Tonight, IFC is debuting its new comedy The Birthday Boys, the latest in a recent wave of TV sketch shows that includes Key & Peele, Inside Amy Schumer, and IFC’s own Portlandia. But while all those other programs are centered on one our two personalities, The Birthday Boys is — like a lot of classic sketch shows — made up of a larger group of comedians and one that existed before the show.
Performing comedy together since 2006, The Birthday Boys consists of seven writer-performers (Jefferson Dutton, Dave Ferguson, Mike Hanford, Tim Kalpakis, Matt Kowalick, Mike Mitchell, Chris VanArtsdalen), six of whom met at Ithaca College before moving to Los Angeles. In LA, the group landed a monthly show at the UCB Theatre and made a slew of web videos that caught the eye of folks like Adam McKay, Will Ferrell, and Scott Aukerman, who hired members of the group to work for Funny or Die and IFC’s Comedy Bang! Bang! The Birthday Boys also impressed Bob Odenkirk, who first saw them performing at an annual charity show his wife organizes at UCB. Odenkirk, a demi-god in the sketch comedy world for his work on Mr. Show (and to a lesser extent, SNL and The Ben Stiller Show), shepherded The Birthday Boys to their IFC series, which he executive produces, along with acting, writing, and directing alongside the group.
I’ve seen three episodes of The Birthday Boys so far (one of which IFC released online early), and the show finds the group continuing to nail the kind of precise genre parody they perfected years ago on the web. Because The Birthday Boys already have several years of experience together and because they share such a strong voice, the show finds its footing rather quickly in a way that sketch shows from newer groups or groups made up of more disparate voices usually don’t.
In an interview with Splitsider last month, Bob Odenkirk compared the shared sensibility The Birthday Boys have to that of Tim & Eric or himself and David Cross saying, “Even though every sketch is different, you still know it came from the same brain … It is something magical and unexplainable and not even really to be examined very closely. It’s like a good marriage. It just is, and you’re lucky to have it and it’s rare and it’s organic.”
Odenkirk, who started directing The Birthday Boys in live shows two years ago, is weaved into the TV show organically and fits in with the group nicely as an actor. He appears a lot in the first handful of episodes — about as much as each individual Birthday Boy, if not more — and even opens a lot of the shows by addressing the camera from a fancy office. Given Odenkirk’s busy acting schedule, he may not be able to appear in The Birthday Boys so much in the future if the show gets a second season, but it’s pretty fun and exciting to see him do sketch comedy on TV again for the time being.

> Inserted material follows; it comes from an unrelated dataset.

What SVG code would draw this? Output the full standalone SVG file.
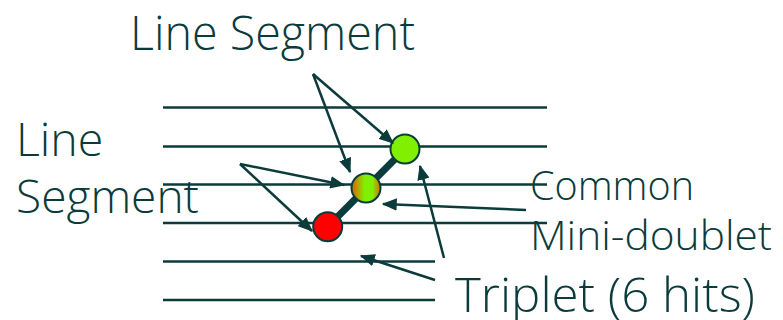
<svg xmlns="http://www.w3.org/2000/svg" width="783" height="320" viewBox="0 0 783 320">
<style>
.layer{stroke:#0b3b3b;stroke-width:2.5;fill:none}
.arr{stroke:#0b3b3b;stroke-width:2.5;fill:none;marker-end:url(#ah)}
.lbl{font-family:"Open Sans","Noto Sans",sans-serif;font-weight:300;fill:#0b3b3b}
.hit{stroke:#0b3b3b;stroke-width:2}
</style>
<defs>
<marker id="ah" markerWidth="6" markerHeight="5" refX="5.5" refY="2.5" orient="auto" markerUnits="strokeWidth">
<path d="M0,0 L6,2.5 L0,5 z" fill="#0b3b3b"/>
</marker>
<linearGradient id="mix" x1="0" y1="0" x2="1" y2="0">
<stop offset="0" stop-color="#e35a00"/>
<stop offset="0.45" stop-color="#80f000"/>
<stop offset="0.72" stop-color="#80f000"/>
<stop offset="1" stop-color="#d66a10"/>
</linearGradient>
</defs>
<g id="layers">
<line class="layer" x1="163" y1="107.5" x2="547" y2="107.5"/>
<line class="layer" x1="163" y1="146.5" x2="547" y2="146.5"/>
<line class="layer" x1="163" y1="184.5" x2="547" y2="184.5"/>
<line class="layer" x1="163" y1="223" x2="547" y2="223"/>
<line class="layer" x1="163" y1="261.5" x2="435" y2="261.5"/>
<line class="layer" x1="163" y1="300" x2="435" y2="300"/>
</g>
<g id="triplet-link">
<line x1="327.7" y1="226.7" x2="405" y2="149" stroke="#0b3b3b" stroke-width="7"/>
</g>
<g id="hit-red"><circle class="hit" cx="327.7" cy="226.7" r="14.5" fill="#ff0000"/></g>
<g id="hit-mid"><circle class="hit" cx="366" cy="188" r="14.5" fill="url(#mix)"/></g>
<g id="hit-green"><circle class="hit" cx="405" cy="149" r="14.5" fill="#80f000"/></g>
<g id="connectors">
<line class="arr" x1="313" y1="74" x2="393" y2="143"/>
<line class="arr" x1="313" y1="74" x2="350" y2="172"/>
<line class="arr" x1="240" y1="164" x2="344" y2="185"/>
<line class="arr" x1="240" y1="164" x2="312" y2="231"/>
<line class="arr" x1="526" y1="210" x2="383" y2="204"/>
<line class="arr" x1="444" y1="258" x2="420" y2="166"/>
<line class="arr" x1="435" y1="280" x2="361" y2="256"/>
</g>
<g id="label-top"><text class="lbl" x="130" y="50" font-size="47" textLength="285" lengthAdjust="spacingAndGlyphs">Line Segment</text></g>
<g id="label-left"><text class="lbl" x="16" y="156" font-size="46.5">Line</text><text class="lbl" x="16" y="213" font-size="46.5" textLength="183" lengthAdjust="spacingAndGlyphs">Segment</text></g>
<g id="label-md"><text class="lbl" x="530" y="200" font-size="41" textLength="164" lengthAdjust="spacingAndGlyphs">Common</text><text class="lbl" x="530" y="250" font-size="41" textLength="242" lengthAdjust="spacingAndGlyphs">Mini-doublet</text></g>
<g id="label-triplet"><text class="lbl" x="455" y="311.5" font-size="48" font-weight="400" textLength="300" lengthAdjust="spacingAndGlyphs">Triplet (6 hits)</text></g>
</svg>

As mentioned earlier, the show’s first few episodes consist mainly of genre parodies, something The Birthday Boys have a lot of experience with. The premiere’s opening sketch, a documentary about a bunch of guys who invented the first personal computer in the late ‘70s but care more about the garage they built it in, harkens back to The Birthday Boys’ most popular web video, “Pooljumpers,” in that it captures the feel of a documentary about the late ‘70s/early ‘80s while bending it around a silly, earnest premise. Another of the first episode’s highlights — a prank video with a twist I won’t blow — also does a fine job of looking and feeling like it’s source material in a hyper-detailed way.
Like Key & Peele (directed by Peter Atencio), The Birthday Boys’ sketches have a cinematic quality that you don’t really see on most sketch shows, and the credit for that belongs to Birthday Boys members and resident directors Jefferson Dutton and Chris VanArtsdalen, who also directed James Adomian’s web series Maron in Space, this great Comedy Bang! Bang! trailer, and the bulk of The Birthday Boys’ web videos. Given (obviously) a larger budget than they had on the web, it’s pretty impressive to see what they do with it. Future episodes find them tackling a Southern courtroom drama, a soul-searching road trip movie, a political rap video, an Animal House-esque snobs vs. slobs scene, a History Channel documentary, and a blooper show, with equal prowess.
As with most sketch shows, The Birthday Boys is hit-and-miss, but the hits outnumber the misses by a wide margin. Because existing sketch groups are rarely given their own TV shows these days, it’s pretty exciting to see a group of writers, directors, and actors so in tune with each other and so used to working together right off the bat when making a new show. The Birthday Boys is starting with the creative team as a well-oiled machine, and it’ll be pretty exciting to see where they take it from here.